• _Task prompt_: Exactly the lines from the line containing "Output the LaTeX" through the line containing "(l030.east) -- (b6.west);" are to be echoed, with both included and pictures left out.

--- Begin Data for this exercise ---

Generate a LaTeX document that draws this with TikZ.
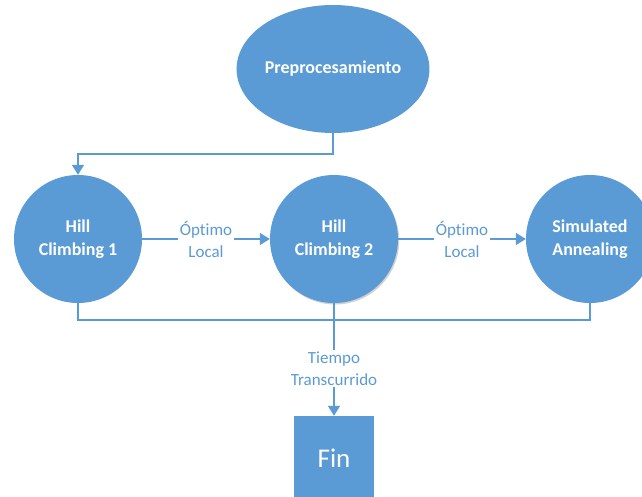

--- End Data for this exercise ---
--- Begin Data for this exercise ---

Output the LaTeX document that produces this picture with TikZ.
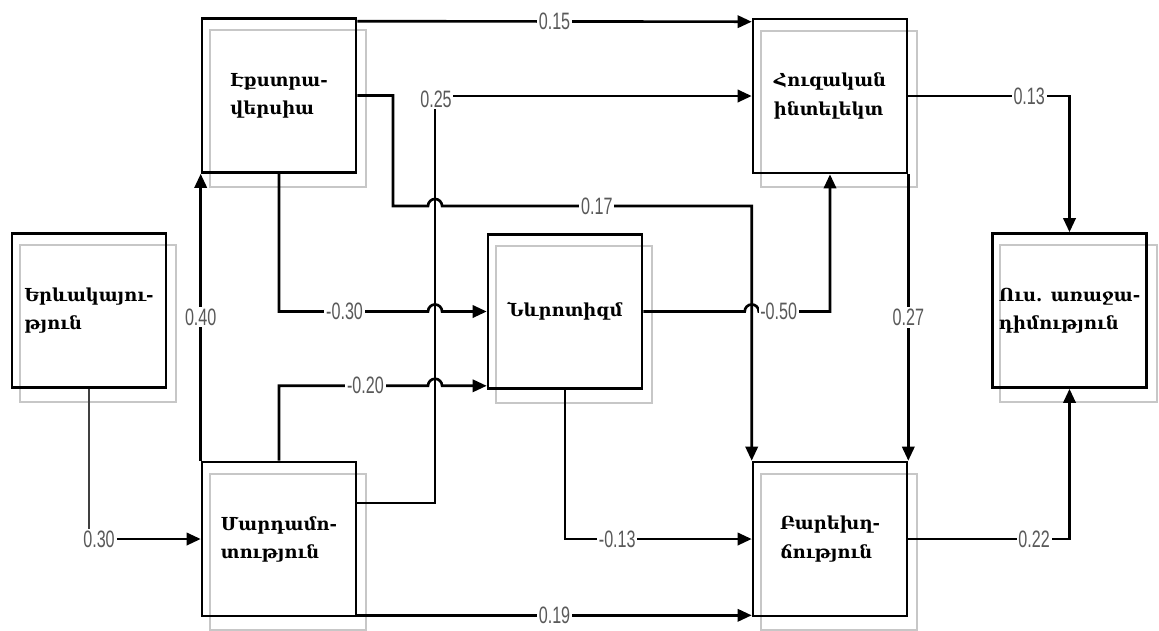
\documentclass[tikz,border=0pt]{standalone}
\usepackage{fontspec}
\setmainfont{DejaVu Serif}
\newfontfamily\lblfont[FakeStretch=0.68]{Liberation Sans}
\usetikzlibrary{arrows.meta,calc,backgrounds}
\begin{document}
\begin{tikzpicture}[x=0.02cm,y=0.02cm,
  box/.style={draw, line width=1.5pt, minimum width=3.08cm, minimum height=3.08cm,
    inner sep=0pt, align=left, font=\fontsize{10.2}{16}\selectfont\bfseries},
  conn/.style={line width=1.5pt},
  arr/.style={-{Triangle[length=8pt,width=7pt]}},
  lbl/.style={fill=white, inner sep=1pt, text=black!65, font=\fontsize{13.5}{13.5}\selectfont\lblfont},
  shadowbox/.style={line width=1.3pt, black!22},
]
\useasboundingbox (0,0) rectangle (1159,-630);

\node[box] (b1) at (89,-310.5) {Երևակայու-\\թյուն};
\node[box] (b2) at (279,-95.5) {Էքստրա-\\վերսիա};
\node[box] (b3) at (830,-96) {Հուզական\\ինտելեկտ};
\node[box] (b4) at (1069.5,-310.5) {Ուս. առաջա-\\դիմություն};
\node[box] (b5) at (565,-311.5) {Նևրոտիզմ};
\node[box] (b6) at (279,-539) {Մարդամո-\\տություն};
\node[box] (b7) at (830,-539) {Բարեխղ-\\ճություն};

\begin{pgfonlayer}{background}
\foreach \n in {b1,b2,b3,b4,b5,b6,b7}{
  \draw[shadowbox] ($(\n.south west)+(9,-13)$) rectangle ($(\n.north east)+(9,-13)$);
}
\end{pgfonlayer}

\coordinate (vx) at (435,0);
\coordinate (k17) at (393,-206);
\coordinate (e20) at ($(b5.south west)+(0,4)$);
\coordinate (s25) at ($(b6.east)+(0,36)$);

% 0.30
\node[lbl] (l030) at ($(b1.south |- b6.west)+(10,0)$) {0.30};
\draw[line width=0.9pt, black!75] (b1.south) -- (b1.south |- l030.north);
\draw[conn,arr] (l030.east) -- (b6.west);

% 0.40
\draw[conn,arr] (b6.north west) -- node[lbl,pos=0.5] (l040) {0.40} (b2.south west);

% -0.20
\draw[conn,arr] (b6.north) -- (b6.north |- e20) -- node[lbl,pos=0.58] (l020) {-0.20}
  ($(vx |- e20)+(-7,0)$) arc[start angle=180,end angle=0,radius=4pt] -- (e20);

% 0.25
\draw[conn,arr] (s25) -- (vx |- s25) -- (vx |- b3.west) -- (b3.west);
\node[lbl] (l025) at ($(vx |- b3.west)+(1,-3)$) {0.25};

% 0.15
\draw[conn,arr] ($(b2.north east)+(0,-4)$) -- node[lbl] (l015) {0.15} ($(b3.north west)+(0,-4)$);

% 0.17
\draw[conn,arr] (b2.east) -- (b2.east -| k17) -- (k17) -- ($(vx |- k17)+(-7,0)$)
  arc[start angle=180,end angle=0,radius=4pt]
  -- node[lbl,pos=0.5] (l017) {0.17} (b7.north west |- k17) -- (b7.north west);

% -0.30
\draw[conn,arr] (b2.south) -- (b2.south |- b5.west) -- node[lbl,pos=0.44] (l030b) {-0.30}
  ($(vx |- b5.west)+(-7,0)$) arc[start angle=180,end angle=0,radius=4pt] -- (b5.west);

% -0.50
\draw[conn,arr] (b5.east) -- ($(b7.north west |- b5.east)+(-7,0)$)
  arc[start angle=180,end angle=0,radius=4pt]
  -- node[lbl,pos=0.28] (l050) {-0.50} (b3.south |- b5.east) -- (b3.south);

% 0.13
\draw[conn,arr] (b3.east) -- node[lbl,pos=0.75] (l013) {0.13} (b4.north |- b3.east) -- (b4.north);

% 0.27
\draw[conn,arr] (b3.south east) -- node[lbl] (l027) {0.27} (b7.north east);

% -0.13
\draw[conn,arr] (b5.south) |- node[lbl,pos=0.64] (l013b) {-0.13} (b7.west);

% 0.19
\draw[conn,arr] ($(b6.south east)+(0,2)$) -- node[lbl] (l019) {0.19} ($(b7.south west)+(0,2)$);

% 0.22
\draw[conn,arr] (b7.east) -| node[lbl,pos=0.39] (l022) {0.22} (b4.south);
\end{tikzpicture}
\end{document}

--- End Data for this exercise ---

• _Exercise solution_:
Output the LaTeX document that produces this picture with TikZ.
\documentclass[tikz,border=0pt]{standalone}
\usepackage{fontspec}
\setmainfont{DejaVu Serif}
\newfontfamily\lblfont[FakeStretch=0.68]{Liberation Sans}
\usetikzlibrary{arrows.meta,calc,backgrounds}
\begin{document}
\begin{tikzpicture}[x=0.02cm,y=0.02cm,
  box/.style={draw, line width=1.5pt, minimum width=3.08cm, minimum height=3.08cm,
    inner sep=0pt, align=left, font=\fontsize{10.2}{16}\selectfont\bfseries},
  conn/.style={line width=1.5pt},
  arr/.style={-{Triangle[length=8pt,width=7pt]}},
  lbl/.style={fill=white, inner sep=1pt, text=black!65, font=\fontsize{13.5}{13.5}\selectfont\lblfont},
  shadowbox/.style={line width=1.3pt, black!22},
]
\useasboundingbox (0,0) rectangle (1159,-630);

\node[box] (b1) at (89,-310.5) {Երևակայու-\\թյուն};
\node[box] (b2) at (279,-95.5) {Էքստրա-\\վերսիա};
\node[box] (b3) at (830,-96) {Հուզական\\ինտելեկտ};
\node[box] (b4) at (1069.5,-310.5) {Ուս. առաջա-\\դիմություն};
\node[box] (b5) at (565,-311.5) {Նևրոտիզմ};
\node[box] (b6) at (279,-539) {Մարդամո-\\տություն};
\node[box] (b7) at (830,-539) {Բարեխղ-\\ճություն};

\begin{pgfonlayer}{background}
\foreach \n in {b1,b2,b3,b4,b5,b6,b7}{
  \draw[shadowbox] ($(\n.south west)+(9,-13)$) rectangle ($(\n.north east)+(9,-13)$);
}
\end{pgfonlayer}

\coordinate (vx) at (435,0);
\coordinate (k17) at (393,-206);
\coordinate (e20) at ($(b5.south west)+(0,4)$);
\coordinate (s25) at ($(b6.east)+(0,36)$);

% 0.30
\node[lbl] (l030) at ($(b1.south |- b6.west)+(10,0)$) {0.30};
\draw[line width=0.9pt, black!75] (b1.south) -- (b1.south |- l030.north);
\draw[conn,arr] (l030.east) -- (b6.west);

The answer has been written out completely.